▶ EXERCISE AIM: Where a line holds the word "this", copy that line.

-- BEGIN SOURCE DATA --

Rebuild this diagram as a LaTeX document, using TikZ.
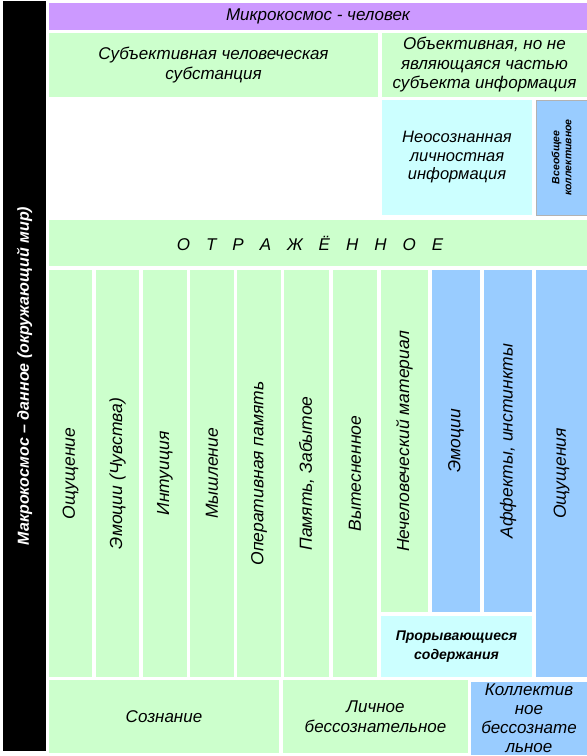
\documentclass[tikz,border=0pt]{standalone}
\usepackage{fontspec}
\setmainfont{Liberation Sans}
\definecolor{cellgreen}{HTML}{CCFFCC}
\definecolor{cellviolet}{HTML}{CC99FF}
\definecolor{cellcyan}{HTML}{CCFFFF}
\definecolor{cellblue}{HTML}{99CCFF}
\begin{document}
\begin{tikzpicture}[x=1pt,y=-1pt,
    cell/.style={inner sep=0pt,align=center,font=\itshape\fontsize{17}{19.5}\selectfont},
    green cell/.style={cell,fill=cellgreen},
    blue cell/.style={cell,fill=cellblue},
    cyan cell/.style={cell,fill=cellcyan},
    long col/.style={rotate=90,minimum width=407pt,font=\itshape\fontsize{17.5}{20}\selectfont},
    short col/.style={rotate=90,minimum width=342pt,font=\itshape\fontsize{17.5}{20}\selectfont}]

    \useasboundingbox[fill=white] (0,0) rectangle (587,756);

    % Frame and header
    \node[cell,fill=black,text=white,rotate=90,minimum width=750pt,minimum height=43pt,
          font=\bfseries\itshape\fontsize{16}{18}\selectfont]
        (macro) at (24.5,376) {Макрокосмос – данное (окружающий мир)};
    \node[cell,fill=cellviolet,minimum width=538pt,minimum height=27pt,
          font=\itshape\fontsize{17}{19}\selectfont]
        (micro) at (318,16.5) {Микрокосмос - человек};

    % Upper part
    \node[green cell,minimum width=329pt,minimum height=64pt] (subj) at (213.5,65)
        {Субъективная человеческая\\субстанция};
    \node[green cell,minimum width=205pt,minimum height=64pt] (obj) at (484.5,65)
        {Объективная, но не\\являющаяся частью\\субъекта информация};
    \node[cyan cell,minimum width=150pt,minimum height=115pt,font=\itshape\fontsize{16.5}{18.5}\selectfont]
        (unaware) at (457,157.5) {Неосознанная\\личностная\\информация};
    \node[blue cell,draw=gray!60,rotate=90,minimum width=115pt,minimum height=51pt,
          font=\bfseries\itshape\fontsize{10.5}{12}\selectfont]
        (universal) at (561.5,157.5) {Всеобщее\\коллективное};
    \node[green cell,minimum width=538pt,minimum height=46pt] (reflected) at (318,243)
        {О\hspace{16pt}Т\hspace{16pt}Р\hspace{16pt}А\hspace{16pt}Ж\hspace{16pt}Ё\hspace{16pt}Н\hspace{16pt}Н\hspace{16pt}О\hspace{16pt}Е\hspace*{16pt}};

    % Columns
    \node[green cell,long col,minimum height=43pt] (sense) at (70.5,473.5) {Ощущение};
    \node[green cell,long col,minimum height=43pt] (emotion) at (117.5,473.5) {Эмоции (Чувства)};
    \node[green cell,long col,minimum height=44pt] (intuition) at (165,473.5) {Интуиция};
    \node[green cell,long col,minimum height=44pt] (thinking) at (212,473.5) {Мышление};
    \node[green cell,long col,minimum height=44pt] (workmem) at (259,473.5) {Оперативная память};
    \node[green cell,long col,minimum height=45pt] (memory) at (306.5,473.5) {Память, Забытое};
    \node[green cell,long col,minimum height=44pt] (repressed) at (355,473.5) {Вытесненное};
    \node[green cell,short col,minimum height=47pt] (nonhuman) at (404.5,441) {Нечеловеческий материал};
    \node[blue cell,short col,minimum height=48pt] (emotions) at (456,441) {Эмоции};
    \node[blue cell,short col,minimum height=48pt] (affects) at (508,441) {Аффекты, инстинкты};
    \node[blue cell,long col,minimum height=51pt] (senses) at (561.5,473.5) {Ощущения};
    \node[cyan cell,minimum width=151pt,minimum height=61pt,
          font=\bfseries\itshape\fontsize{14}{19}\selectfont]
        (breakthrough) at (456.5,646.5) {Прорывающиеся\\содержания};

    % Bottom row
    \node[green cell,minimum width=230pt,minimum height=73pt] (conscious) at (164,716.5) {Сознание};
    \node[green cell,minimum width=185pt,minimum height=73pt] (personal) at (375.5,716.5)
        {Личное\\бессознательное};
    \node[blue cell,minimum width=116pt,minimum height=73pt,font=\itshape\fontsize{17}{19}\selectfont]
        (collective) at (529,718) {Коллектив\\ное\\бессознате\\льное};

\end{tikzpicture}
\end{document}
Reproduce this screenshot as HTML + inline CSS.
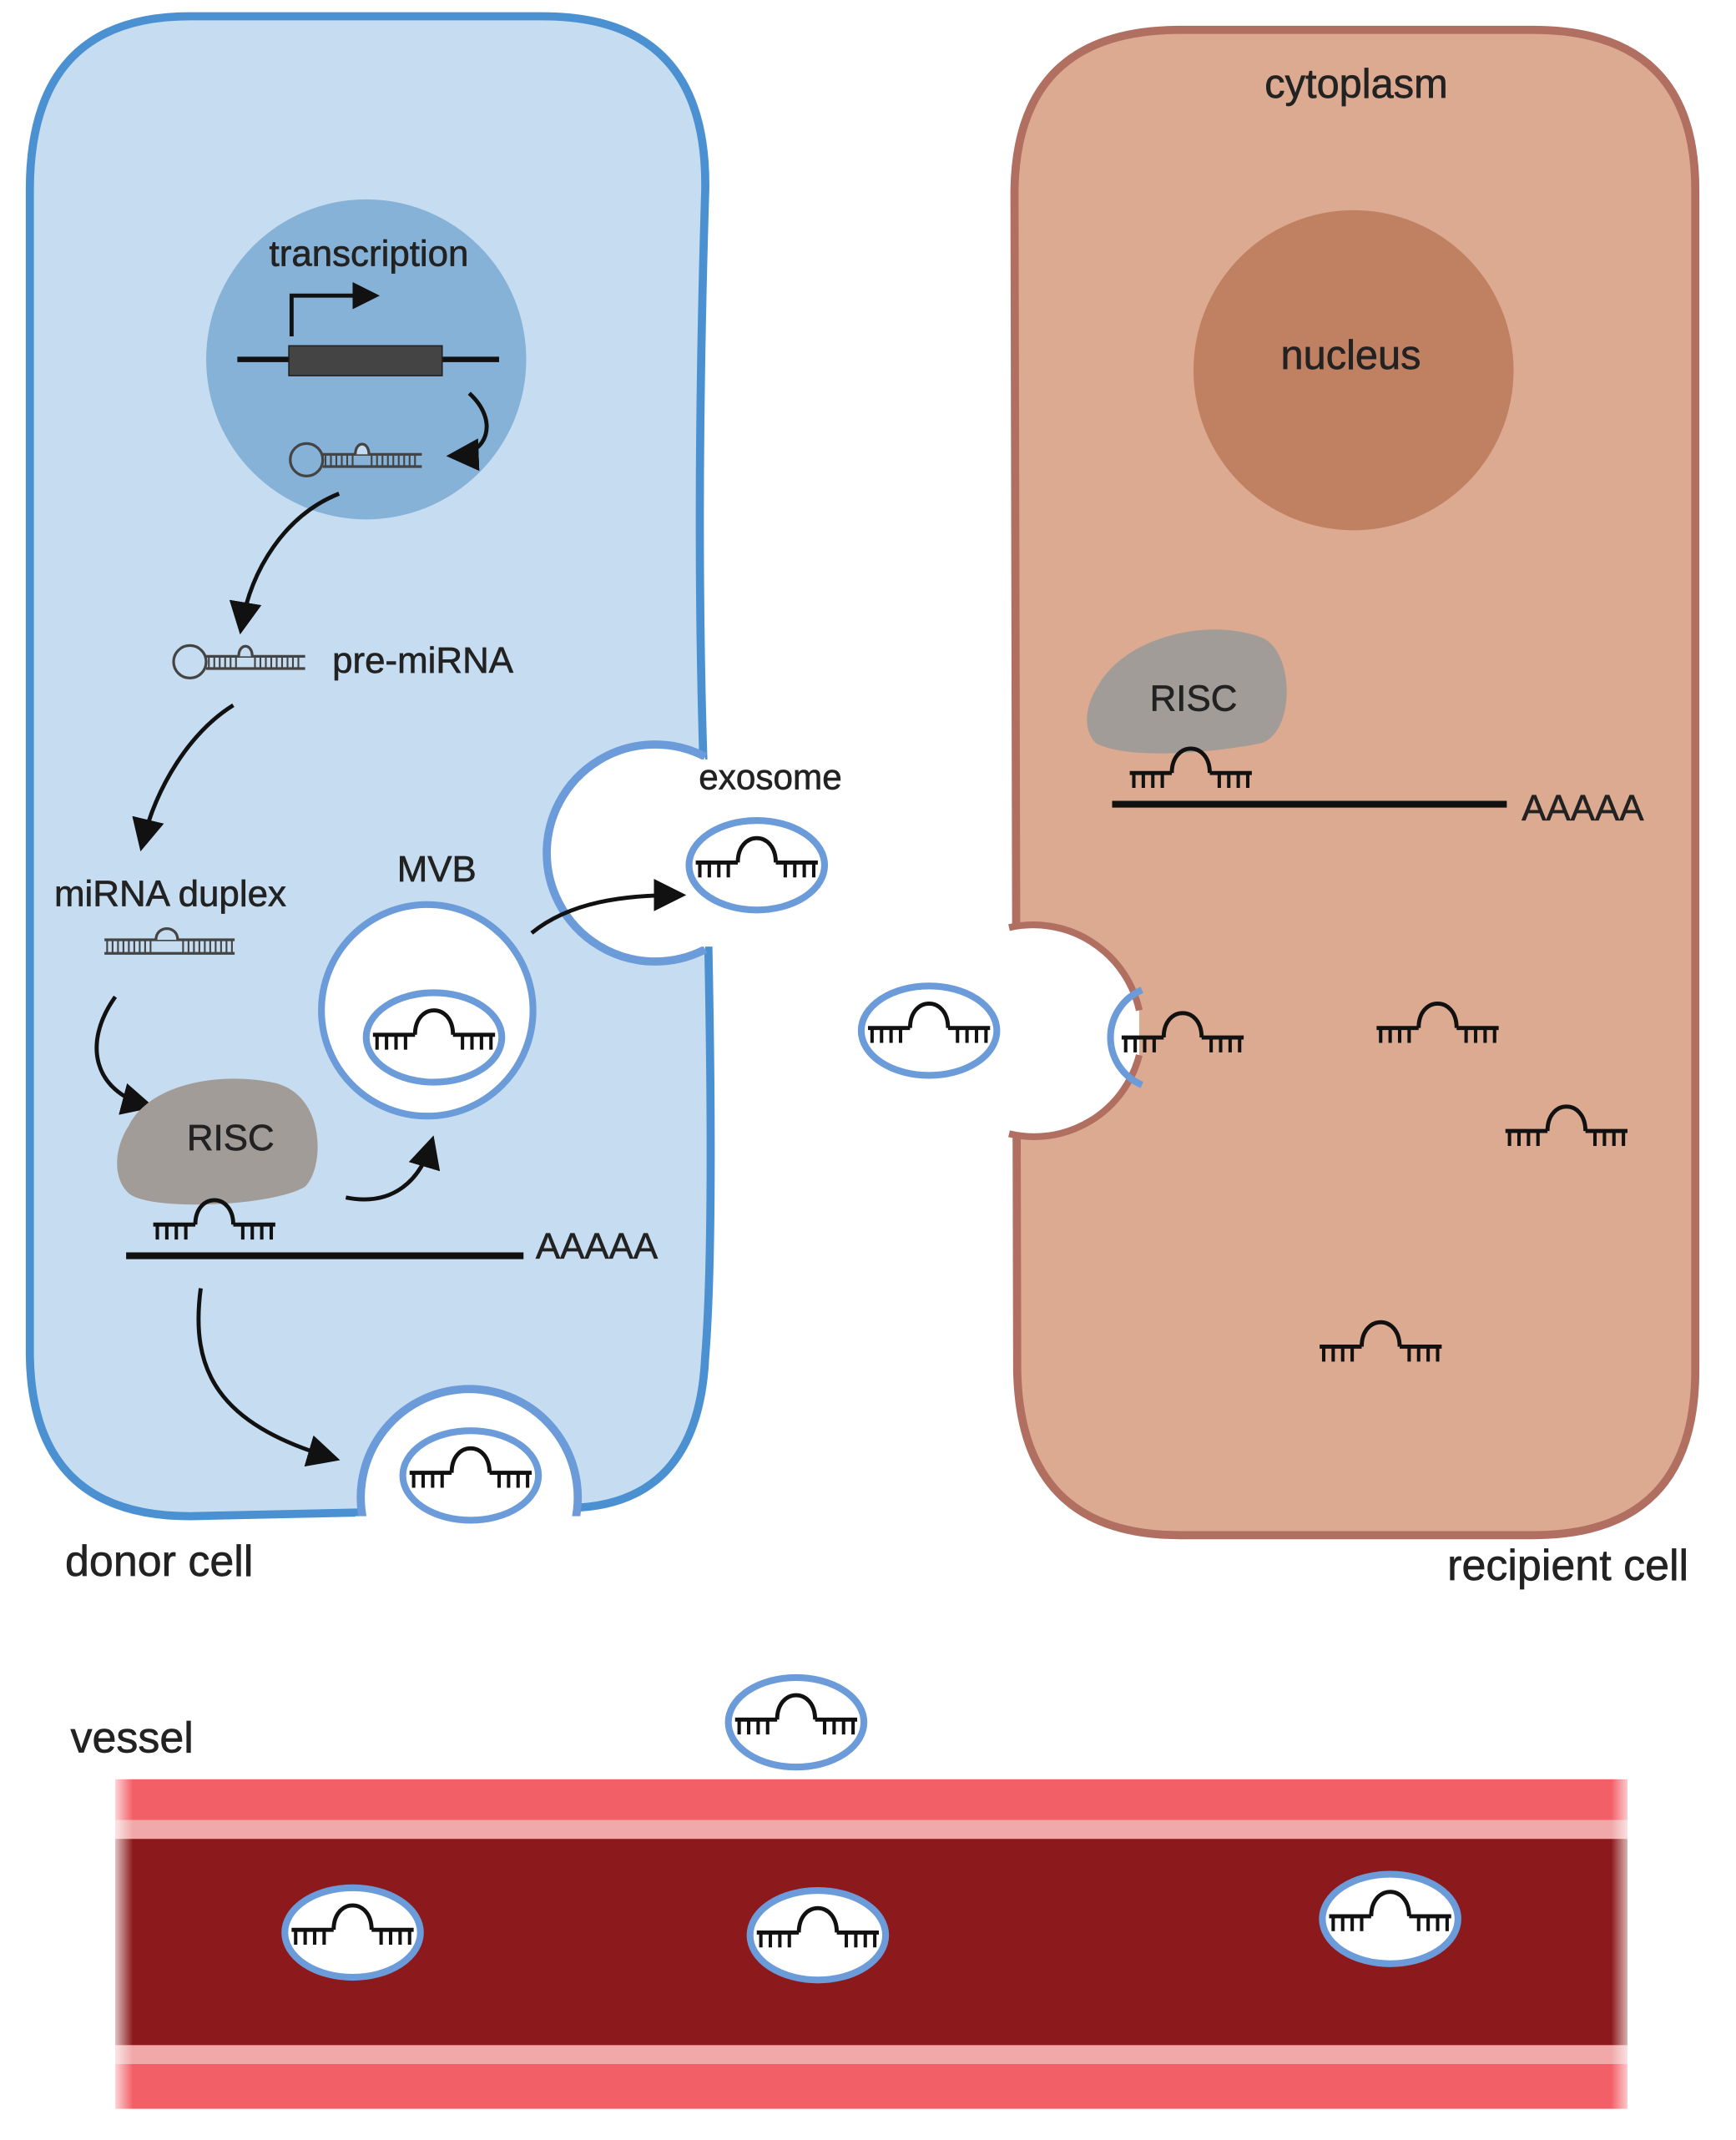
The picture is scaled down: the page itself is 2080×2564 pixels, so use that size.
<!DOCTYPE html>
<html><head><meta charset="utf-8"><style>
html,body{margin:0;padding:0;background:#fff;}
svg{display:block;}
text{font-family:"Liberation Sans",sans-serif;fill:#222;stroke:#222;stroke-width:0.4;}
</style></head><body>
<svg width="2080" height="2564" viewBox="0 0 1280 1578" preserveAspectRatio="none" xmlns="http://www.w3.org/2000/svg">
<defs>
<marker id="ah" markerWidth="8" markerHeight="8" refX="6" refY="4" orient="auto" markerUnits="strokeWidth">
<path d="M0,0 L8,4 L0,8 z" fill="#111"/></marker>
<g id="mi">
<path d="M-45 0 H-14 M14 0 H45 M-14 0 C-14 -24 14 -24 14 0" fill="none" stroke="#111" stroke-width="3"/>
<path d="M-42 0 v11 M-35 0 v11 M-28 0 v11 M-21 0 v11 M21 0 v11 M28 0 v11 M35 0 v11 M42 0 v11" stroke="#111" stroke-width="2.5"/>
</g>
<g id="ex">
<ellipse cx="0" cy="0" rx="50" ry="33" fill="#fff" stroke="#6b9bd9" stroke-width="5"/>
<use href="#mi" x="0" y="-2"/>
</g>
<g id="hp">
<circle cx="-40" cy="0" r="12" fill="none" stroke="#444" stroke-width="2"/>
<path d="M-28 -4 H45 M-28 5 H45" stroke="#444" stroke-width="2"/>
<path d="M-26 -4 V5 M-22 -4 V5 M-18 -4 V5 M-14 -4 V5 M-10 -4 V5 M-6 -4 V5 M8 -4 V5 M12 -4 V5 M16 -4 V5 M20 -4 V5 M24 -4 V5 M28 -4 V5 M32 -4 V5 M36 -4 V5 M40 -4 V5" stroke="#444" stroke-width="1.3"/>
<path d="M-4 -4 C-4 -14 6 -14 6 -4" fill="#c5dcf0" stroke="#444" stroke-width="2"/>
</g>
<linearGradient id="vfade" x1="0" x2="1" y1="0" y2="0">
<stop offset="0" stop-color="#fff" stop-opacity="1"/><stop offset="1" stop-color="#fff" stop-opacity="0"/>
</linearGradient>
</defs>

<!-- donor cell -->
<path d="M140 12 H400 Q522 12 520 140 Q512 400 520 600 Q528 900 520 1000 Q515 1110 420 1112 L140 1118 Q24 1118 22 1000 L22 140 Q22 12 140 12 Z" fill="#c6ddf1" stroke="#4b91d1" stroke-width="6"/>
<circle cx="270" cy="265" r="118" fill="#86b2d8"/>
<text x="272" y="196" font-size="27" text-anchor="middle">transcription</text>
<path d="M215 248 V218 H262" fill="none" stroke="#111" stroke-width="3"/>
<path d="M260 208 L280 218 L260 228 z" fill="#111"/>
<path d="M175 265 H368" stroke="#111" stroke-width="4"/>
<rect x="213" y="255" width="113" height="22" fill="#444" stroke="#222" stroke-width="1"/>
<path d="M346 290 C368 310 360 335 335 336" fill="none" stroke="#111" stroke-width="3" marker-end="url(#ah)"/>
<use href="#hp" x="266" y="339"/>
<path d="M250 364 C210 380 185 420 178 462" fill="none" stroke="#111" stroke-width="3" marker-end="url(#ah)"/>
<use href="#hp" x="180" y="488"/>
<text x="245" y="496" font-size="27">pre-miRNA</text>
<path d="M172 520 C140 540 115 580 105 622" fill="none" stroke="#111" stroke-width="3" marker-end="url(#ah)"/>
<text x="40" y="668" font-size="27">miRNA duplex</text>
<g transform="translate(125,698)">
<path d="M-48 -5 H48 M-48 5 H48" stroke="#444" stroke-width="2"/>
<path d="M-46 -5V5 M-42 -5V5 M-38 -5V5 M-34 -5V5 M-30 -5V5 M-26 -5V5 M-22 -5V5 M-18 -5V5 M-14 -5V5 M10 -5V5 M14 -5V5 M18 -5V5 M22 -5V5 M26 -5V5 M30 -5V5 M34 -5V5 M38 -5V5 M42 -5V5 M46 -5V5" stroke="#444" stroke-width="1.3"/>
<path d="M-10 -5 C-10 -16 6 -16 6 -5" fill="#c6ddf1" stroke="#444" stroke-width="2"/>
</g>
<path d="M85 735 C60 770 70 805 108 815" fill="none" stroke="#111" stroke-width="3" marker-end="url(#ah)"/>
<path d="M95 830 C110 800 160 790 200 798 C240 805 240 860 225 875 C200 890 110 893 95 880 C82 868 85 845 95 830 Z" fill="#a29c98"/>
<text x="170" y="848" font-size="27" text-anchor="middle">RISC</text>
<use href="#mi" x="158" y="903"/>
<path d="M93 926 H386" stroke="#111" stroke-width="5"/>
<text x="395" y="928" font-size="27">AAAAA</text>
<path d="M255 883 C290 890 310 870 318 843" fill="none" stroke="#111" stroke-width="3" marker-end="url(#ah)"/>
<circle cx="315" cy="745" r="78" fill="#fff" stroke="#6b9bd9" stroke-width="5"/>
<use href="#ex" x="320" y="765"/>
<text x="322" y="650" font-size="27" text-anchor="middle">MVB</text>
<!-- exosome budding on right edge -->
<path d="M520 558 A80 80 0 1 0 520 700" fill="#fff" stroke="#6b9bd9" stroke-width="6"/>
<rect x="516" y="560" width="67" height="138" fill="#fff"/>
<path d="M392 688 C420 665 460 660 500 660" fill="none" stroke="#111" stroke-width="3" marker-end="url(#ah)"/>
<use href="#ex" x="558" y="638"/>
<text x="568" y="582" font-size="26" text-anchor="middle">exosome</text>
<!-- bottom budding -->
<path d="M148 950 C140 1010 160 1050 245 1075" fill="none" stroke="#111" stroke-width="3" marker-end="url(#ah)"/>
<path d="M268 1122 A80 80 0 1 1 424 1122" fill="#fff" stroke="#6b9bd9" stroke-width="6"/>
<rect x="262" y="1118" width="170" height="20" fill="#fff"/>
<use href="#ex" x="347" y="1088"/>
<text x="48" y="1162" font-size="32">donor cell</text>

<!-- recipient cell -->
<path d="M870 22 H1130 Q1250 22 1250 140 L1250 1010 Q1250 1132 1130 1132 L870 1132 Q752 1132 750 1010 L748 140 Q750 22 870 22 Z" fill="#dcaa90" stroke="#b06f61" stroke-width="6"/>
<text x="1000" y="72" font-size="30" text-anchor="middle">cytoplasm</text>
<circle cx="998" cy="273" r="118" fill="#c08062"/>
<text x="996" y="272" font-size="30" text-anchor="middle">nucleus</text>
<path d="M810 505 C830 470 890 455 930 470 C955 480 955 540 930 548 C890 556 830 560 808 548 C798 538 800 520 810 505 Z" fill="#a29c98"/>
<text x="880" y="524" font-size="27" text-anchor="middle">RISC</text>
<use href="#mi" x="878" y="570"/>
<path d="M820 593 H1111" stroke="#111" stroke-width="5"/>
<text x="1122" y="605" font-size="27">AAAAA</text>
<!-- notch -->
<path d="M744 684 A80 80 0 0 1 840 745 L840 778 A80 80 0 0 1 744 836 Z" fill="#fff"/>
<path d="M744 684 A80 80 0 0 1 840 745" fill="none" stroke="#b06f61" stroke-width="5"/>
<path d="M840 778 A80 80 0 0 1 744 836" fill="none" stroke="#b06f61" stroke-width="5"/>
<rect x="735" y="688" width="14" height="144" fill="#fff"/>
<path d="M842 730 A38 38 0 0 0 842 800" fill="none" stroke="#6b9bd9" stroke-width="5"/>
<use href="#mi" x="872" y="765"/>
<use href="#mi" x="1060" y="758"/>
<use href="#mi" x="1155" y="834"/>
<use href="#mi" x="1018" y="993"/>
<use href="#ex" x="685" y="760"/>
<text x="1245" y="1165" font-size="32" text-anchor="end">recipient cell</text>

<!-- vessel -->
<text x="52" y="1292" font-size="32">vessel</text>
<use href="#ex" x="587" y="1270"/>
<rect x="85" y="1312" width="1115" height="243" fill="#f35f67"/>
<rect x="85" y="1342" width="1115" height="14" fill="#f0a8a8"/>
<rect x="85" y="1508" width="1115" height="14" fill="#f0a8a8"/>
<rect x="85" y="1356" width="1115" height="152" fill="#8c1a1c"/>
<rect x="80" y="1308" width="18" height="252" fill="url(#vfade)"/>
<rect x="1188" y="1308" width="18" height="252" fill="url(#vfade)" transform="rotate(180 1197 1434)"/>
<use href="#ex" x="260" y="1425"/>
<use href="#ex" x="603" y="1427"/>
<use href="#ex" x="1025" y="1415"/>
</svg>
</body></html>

-- END SOURCE DATA --

▶ OUTPUT BELOW:
Rebuild this diagram as a LaTeX document, using TikZ.
Reproduce this screenshot as HTML + inline CSS.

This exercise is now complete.